## Given records

----

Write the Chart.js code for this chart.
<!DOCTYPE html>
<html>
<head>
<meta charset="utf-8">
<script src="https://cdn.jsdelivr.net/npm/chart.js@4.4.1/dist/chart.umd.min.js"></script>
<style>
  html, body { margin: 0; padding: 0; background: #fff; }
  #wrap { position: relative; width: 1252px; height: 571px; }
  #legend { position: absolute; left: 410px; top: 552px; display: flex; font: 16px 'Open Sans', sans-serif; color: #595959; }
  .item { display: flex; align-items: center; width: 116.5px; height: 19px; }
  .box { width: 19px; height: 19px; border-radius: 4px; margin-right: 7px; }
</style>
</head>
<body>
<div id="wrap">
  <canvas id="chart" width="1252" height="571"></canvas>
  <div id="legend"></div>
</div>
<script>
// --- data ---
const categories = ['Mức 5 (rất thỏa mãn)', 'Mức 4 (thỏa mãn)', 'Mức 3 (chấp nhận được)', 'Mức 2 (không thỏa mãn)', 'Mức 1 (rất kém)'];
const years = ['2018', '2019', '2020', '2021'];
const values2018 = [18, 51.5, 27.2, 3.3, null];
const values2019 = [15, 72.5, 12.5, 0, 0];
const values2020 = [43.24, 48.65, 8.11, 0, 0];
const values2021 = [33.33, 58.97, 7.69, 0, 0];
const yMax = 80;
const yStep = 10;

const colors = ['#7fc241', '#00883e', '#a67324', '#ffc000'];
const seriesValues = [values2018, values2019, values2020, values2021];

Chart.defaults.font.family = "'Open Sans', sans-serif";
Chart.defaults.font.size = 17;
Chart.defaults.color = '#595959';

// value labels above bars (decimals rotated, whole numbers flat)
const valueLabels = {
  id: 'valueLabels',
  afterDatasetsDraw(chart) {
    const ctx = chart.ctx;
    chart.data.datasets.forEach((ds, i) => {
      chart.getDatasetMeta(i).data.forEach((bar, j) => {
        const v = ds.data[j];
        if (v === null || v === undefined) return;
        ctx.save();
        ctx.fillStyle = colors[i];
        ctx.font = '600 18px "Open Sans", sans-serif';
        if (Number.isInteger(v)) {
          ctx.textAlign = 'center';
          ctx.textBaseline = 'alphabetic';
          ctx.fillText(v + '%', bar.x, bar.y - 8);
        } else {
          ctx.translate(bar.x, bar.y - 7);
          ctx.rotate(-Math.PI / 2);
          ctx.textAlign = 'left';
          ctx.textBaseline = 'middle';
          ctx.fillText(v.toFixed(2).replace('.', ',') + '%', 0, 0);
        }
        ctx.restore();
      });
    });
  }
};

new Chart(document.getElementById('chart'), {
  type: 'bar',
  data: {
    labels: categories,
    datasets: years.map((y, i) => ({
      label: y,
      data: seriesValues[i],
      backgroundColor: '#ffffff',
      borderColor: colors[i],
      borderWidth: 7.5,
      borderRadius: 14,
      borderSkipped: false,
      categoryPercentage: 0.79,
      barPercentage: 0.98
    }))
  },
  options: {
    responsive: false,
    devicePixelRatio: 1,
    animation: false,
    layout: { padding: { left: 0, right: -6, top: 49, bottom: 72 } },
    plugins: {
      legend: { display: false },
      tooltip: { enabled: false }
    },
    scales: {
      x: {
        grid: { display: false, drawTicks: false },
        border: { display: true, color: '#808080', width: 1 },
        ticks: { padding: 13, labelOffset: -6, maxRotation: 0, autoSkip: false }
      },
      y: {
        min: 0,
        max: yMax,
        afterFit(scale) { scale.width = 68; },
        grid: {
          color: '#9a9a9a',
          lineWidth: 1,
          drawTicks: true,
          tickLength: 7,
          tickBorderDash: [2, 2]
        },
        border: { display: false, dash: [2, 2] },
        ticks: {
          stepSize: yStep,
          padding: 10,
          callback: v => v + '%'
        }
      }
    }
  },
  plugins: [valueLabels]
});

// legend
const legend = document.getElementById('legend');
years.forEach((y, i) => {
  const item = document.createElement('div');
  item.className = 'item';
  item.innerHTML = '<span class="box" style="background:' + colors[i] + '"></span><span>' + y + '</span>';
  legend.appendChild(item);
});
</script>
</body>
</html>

----

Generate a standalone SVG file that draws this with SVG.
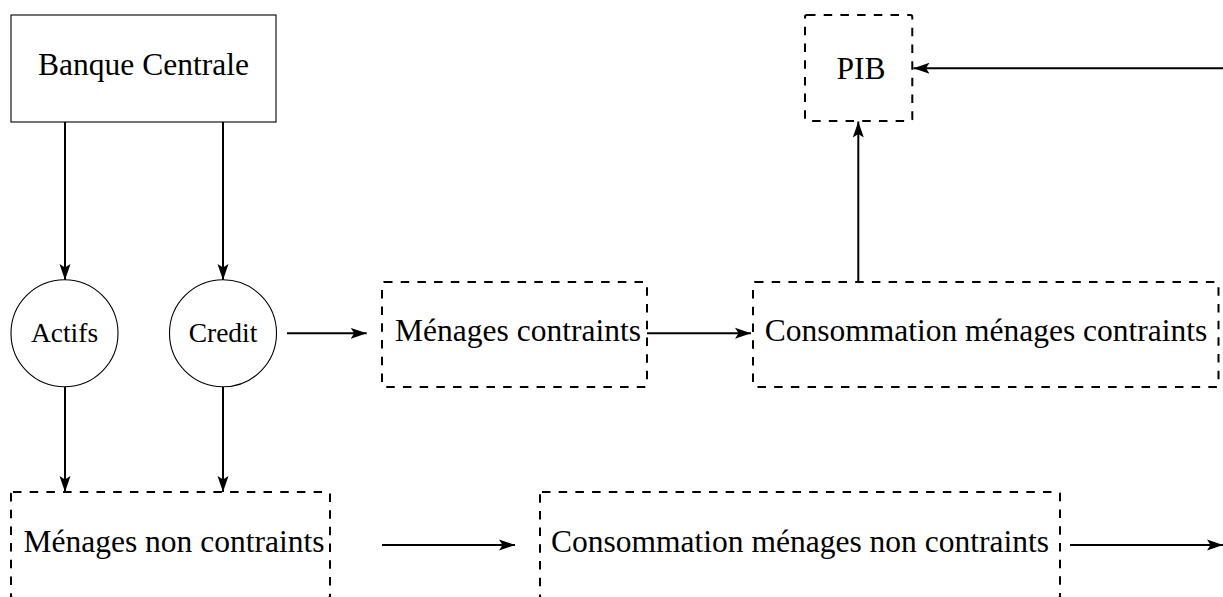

----

## Task requirements
From the line with "Write the Chart.js code for this chart." through the line with "const yStep = 10;", set down every line exactly and nothing besides.

## Task solution
Write the Chart.js code for this chart.
<!DOCTYPE html>
<html>
<head>
<meta charset="utf-8">
<script src="https://cdn.jsdelivr.net/npm/chart.js@4.4.1/dist/chart.umd.min.js"></script>
<style>
  html, body { margin: 0; padding: 0; background: #fff; }
  #wrap { position: relative; width: 1252px; height: 571px; }
  #legend { position: absolute; left: 410px; top: 552px; display: flex; font: 16px 'Open Sans', sans-serif; color: #595959; }
  .item { display: flex; align-items: center; width: 116.5px; height: 19px; }
  .box { width: 19px; height: 19px; border-radius: 4px; margin-right: 7px; }
</style>
</head>
<body>
<div id="wrap">
  <canvas id="chart" width="1252" height="571"></canvas>
  <div id="legend"></div>
</div>
<script>
// --- data ---
const categories = ['Mức 5 (rất thỏa mãn)', 'Mức 4 (thỏa mãn)', 'Mức 3 (chấp nhận được)', 'Mức 2 (không thỏa mãn)', 'Mức 1 (rất kém)'];
const years = ['2018', '2019', '2020', '2021'];
const values2018 = [18, 51.5, 27.2, 3.3, null];
const values2019 = [15, 72.5, 12.5, 0, 0];
const values2020 = [43.24, 48.65, 8.11, 0, 0];
const values2021 = [33.33, 58.97, 7.69, 0, 0];
const yMax = 80;
const yStep = 10;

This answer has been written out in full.